For instance, Microsoft said that a team of Iranian hackers called the Phosphorus group had tried to scam powerful officials around the world. The hackers posed as conference organisers in a phishing campaign targeting potential attendees of the forthcoming Munich Security Conference and the Think 20 Summit in Saudi Arabia, two events attended by world leaders and senior analysts. Victims were tricked into clicking on a link sent via email, inadvertently downloading a malicious software on their device. “The attacks were successful in compromising several victims, including former ambassadors and other senior policy experts,” said Microsoft in the statement.

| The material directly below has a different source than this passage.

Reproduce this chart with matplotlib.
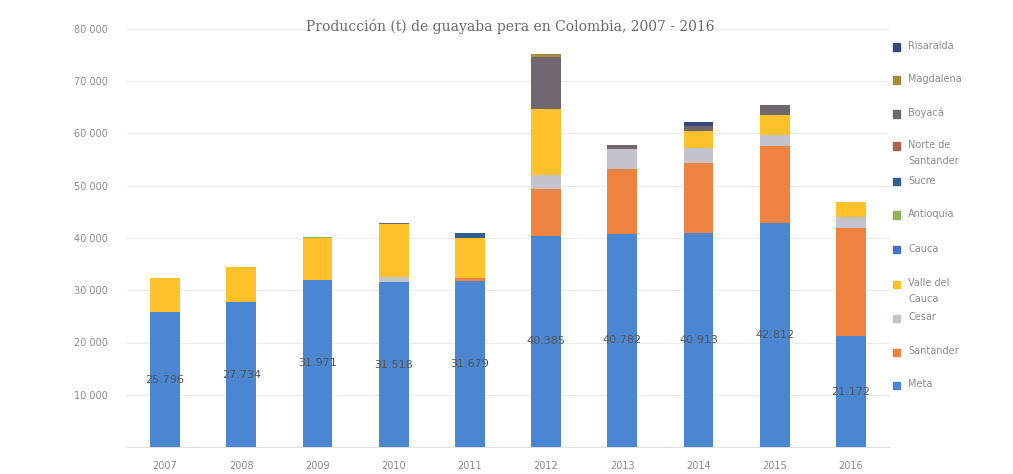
import matplotlib
matplotlib.use("Agg")
import matplotlib.pyplot as plt
from matplotlib.patches import Rectangle
import numpy as np

years = ["2007", "2008", "2009", "2010", "2011", "2012", "2013", "2014", "2015", "2016"]

# series, bottom to top
meta            = [25796, 27734, 31971, 31518, 31679, 40385, 40782, 40913, 42812, 21172]
santander       = [0, 0, 0, 0, 700, 9000, 12450, 13410, 14750, 20690]
cesar           = [0, 0, 0, 1100, 0, 2700, 3830, 2870, 2100, 2100]
valle_del_cauca = [6580, 6750, 8000, 9990, 7660, 12640, 0, 3260, 3830, 2870]
cauca           = [0, 0, 0, 0, 0, 0, 0, 0, 0, 0]
antioquia       = [0, 0, 250, 0, 0, 0, 0, 0, 0, 0]
sucre           = [0, 0, 0, 0, 960, 0, 0, 0, 0, 0]
norte_santander = [0, 0, 0, 0, 0, 0, 0, 0, 0, 0]
boyaca          = [0, 0, 0, 300, 0, 9960, 800, 900, 1920, 0]
magdalena       = [0, 0, 0, 0, 0, 600, 0, 0, 0, 0]
risaralda       = [0, 0, 0, 0, 0, 0, 0, 800, 0, 0]

series_names = ["Meta", "Santander", "Cesar", "Valle del\nCauca", "Cauca", "Antioquia",
                "Sucre", "Norte de\nSantander", "Boyacá", "Magdalena", "Risaralda"]
series_vals = [meta, santander, cesar, valle_del_cauca, cauca, antioquia,
               sucre, norte_santander, boyaca, magdalena, risaralda]
colors = ["#4A86D2", "#EE8240", "#C4C2CC", "#FFC12A", "#4472C4", "#8FB45A",
          "#2E5F8E", "#B0634A", "#6F6670", "#A78A3A", "#34497A"]

title = "Producción (t) de guayaba pera en Colombia, 2007 - 2016"
yticks = [0, 10000, 20000, 30000, 40000, 50000, 60000, 70000, 80000]

fig = plt.figure(figsize=(10.13, 4.74), dpi=100)
ax = fig.add_axes([127/1013, 1-447/474, (889-127)/1013, (447-29)/474])

x = np.arange(len(years))
bottom = np.zeros(len(years))
containers = []
for name, vals, c in zip(series_names, series_vals, colors):
    v = np.array(vals, dtype=float)
    bc = ax.bar(x, v, 0.39, bottom=bottom, color=c, label=name, zorder=3)
    containers.append(bc)
    bottom += v

ax.bar_label(containers[0], labels=[f"{v:,}".replace(",", ".") for v in meta],
             label_type="center", fontsize=8, color="#555555", zorder=4)

ax.set_xlim(-0.5, len(years) - 0.5)
ax.set_ylim(0, 80000)
ax.set_yticks(yticks)
ax.set_yticklabels(["" if t == 0 else f"{t:,}".replace(",", " ") for t in yticks],
                   fontsize=7, color="#8a8a8a")
ax.set_xticks(x)
ax.set_xticklabels(years, fontsize=7, color="#8a8a8a")
ax.tick_params(length=0, pad=10)
ax.tick_params(axis="y", pad=14)
ax.grid(axis="y", color="#ececec", linewidth=0.8, zorder=0)
for s in ax.spines.values():
    s.set_visible(False)
ax.spines["bottom"].set_visible(True)
ax.spines["bottom"].set_color("#e0e0e0")

fig.text(510/1013, 1-27/474, title, ha="center", va="center", fontsize=10,
         color="#6a6a6a", family="DejaVu Serif")

# legend (top entry first); swatch aligned with the first text line
legend_y = [47, 80, 114, 146, 182, 215, 250, 284, 318, 352, 385]
for (name, c), ly in zip(reversed(list(zip(series_names, colors))), legend_y):
    fig.patches.append(Rectangle((893/1013, 1-(ly+3.5)/474), 7/1013, 7/474,
                                 transform=fig.transFigure, color=c, figure=fig))
    fig.text(908/1013, 1-(ly-6)/474, name, ha="left", va="top", fontsize=7,
             color="#8a8a8a", linespacing=1.7)

fig.savefig("out.png", dpi=100)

Such attacks are evidently illegal and destabilising, yet the Iranian government indulges in cyber-criminality on an international level with little regard to the sovereignty of other nations. Tehran, it appears, is, bent on expanding its arms arsenal, not only by enriching uranium and developing its missile programme, but also by waging cyber-warfare against other countries.
Iran's acts of reprisal have only proven that the nuclear deal was, indeed, flawed
The 2015 nuclear deal, from which the US unilaterally withdrew in 2018, had capped Tehran’s uranium enrichment limit. The situation has escalated between the two countries ever since, as Tehran refused to negotiate a new deal with the US. Instead of proving to the world that it is a rational actor, Iran has resorted to inflammatory rhetoric and used its armed proxies in Lebanon, Yemen and Iraq to fan the flames of sectarian violence and launch attacks against the US and its allies.
These acts of reprisal have only proven that the nuclear deal was, indeed, flawed, as it did not take into account Iran’s ballistic missile programme, or its funding of dangerous proxies in the region. It has now become apparent that the agreement also failed to limit the regime’s ability to conduct cyber-warfare, the latest tool in the regime’s playbook for foreign meddling.
Whichever presidential candidate wins this week’s election, they would do well to take strong action against Iran’s complete weapons arsenal, be it ballistic, nuclear or digital in nature.